§ Goal:
Every line that includes the word "LaTeX" is to be listed.

§ Dataset records:
========================

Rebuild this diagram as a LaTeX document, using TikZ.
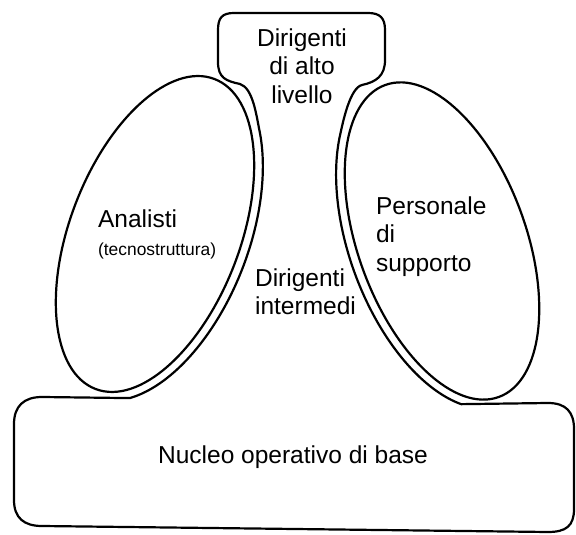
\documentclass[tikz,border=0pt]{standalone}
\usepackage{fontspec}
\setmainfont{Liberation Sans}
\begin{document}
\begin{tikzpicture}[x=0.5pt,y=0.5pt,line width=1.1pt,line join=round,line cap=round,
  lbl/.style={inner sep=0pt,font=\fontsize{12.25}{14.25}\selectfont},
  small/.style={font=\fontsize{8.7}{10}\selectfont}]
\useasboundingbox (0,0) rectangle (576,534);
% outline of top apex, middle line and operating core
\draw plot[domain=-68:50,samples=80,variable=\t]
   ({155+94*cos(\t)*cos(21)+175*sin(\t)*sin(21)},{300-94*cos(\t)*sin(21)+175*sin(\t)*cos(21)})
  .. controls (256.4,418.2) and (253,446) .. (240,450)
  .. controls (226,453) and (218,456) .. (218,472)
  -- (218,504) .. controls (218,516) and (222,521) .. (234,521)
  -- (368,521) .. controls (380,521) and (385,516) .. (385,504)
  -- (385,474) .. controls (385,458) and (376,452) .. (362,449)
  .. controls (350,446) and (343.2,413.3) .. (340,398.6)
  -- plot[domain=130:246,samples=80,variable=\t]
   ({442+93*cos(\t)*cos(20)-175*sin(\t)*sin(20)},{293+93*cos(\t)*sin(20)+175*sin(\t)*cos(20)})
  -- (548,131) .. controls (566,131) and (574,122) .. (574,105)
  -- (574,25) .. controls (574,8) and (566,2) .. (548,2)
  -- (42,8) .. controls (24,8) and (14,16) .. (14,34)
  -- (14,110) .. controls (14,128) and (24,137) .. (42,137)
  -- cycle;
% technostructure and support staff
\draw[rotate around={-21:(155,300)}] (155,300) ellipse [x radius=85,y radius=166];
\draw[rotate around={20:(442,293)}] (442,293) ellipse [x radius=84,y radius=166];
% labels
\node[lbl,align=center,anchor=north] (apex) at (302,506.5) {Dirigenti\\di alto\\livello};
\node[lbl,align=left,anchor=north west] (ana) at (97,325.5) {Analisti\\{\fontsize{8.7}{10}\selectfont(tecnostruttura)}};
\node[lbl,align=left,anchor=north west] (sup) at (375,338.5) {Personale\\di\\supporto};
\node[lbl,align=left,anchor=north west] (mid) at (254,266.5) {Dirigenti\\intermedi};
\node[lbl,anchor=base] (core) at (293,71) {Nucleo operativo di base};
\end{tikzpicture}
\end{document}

========================

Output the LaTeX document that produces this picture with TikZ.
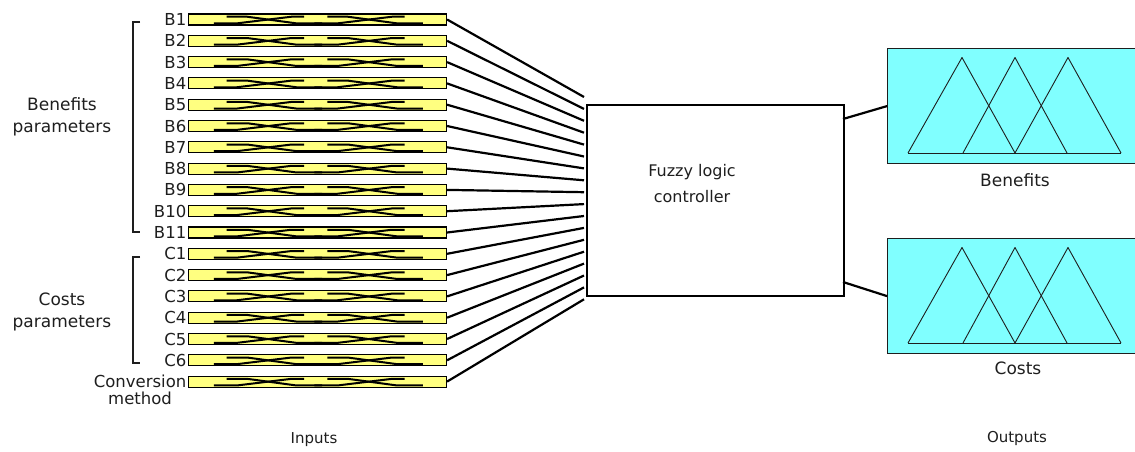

========================

§ Finished answer:
Rebuild this diagram as a LaTeX document, using TikZ.
Output the LaTeX document that produces this picture with TikZ.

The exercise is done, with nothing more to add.